> **WHAT YOU NEED TO DO**: Scan the records and identify every line in which the string "with" occurs, then return those lines.

> **DATA SHOWN**:
:::

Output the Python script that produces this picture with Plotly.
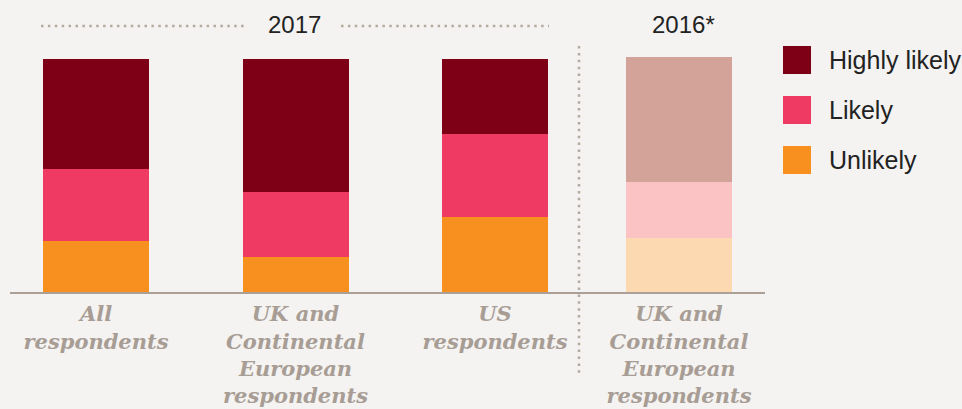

:::

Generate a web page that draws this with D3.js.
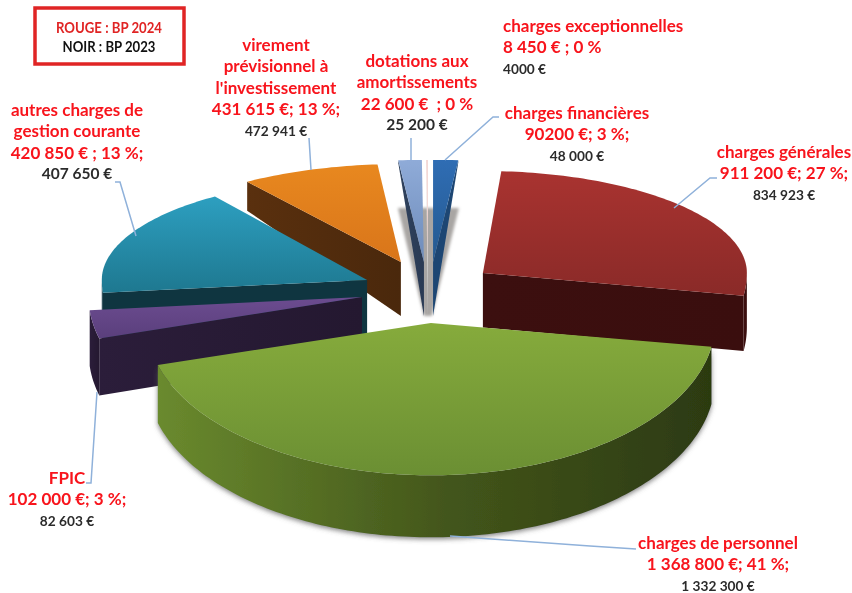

:::

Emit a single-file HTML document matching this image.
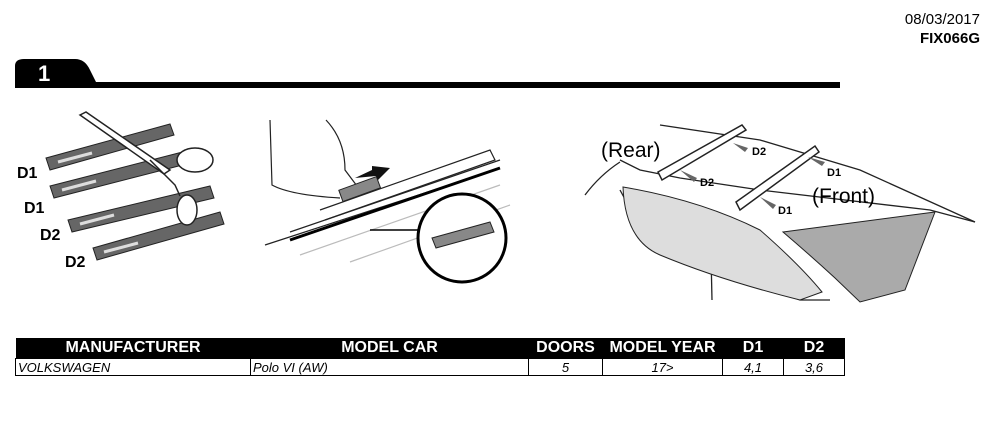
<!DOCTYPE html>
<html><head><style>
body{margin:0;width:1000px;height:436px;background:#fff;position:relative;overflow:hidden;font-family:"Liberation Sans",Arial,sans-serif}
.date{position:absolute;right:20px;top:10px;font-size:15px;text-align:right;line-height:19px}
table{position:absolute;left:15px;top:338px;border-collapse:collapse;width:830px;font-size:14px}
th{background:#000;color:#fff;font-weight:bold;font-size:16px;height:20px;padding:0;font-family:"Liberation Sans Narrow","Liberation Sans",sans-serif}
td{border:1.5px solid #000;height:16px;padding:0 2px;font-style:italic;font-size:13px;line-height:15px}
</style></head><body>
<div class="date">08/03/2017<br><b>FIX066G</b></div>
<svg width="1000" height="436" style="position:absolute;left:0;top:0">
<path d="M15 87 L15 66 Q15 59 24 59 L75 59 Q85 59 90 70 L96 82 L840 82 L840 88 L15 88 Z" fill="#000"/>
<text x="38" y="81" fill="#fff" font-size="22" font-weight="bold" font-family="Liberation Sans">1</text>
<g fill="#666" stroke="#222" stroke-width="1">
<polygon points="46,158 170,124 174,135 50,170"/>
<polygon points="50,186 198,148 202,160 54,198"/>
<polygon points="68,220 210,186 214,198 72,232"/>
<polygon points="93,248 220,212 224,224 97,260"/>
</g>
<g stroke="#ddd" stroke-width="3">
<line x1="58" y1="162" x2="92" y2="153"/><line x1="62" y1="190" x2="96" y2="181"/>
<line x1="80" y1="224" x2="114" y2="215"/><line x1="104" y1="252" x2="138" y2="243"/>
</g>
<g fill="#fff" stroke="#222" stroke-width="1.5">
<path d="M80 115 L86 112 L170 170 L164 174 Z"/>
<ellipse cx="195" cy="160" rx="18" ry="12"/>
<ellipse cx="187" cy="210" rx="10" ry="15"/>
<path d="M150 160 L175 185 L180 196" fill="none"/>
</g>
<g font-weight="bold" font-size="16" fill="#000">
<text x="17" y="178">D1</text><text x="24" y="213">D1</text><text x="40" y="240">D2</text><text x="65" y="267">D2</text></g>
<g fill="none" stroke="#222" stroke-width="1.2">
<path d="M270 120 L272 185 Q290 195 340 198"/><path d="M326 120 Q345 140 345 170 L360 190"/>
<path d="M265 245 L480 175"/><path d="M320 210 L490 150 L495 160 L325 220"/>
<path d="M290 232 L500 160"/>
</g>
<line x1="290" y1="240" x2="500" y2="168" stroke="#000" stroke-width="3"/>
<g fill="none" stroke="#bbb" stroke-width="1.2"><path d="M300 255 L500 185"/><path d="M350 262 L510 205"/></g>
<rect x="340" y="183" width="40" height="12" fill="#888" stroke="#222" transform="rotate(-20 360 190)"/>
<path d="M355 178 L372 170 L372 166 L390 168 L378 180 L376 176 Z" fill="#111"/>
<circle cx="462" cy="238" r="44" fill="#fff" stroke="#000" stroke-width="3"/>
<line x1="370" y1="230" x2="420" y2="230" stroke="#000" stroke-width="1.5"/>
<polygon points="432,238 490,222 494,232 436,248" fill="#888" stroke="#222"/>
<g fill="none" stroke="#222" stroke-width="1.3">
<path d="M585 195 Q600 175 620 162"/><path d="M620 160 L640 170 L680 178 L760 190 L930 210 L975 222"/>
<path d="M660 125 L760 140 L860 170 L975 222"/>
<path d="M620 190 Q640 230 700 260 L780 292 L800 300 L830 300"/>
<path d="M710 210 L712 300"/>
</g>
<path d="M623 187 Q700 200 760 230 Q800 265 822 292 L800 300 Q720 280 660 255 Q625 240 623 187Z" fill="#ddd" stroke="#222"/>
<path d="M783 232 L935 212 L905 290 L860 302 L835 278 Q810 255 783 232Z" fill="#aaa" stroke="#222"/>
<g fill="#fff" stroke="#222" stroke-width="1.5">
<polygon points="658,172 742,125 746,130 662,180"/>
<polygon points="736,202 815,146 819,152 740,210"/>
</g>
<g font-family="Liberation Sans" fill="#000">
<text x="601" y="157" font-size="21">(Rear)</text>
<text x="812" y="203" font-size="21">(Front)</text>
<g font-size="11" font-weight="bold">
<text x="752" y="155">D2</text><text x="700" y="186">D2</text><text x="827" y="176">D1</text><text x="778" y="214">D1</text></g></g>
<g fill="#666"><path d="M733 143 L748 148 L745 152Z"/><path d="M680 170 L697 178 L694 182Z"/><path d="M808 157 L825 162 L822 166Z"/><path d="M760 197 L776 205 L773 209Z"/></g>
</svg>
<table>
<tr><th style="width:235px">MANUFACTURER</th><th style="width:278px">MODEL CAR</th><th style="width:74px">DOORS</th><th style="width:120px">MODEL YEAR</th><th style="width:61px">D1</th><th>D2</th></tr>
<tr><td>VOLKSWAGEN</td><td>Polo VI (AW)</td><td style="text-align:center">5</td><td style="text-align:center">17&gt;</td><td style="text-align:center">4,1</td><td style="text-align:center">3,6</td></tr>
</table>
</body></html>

:::

> **SOLUTION FOR THIS EXERCISE**:
Output the Python script that produces this picture with Plotly.
Generate a web page that draws this with D3.js.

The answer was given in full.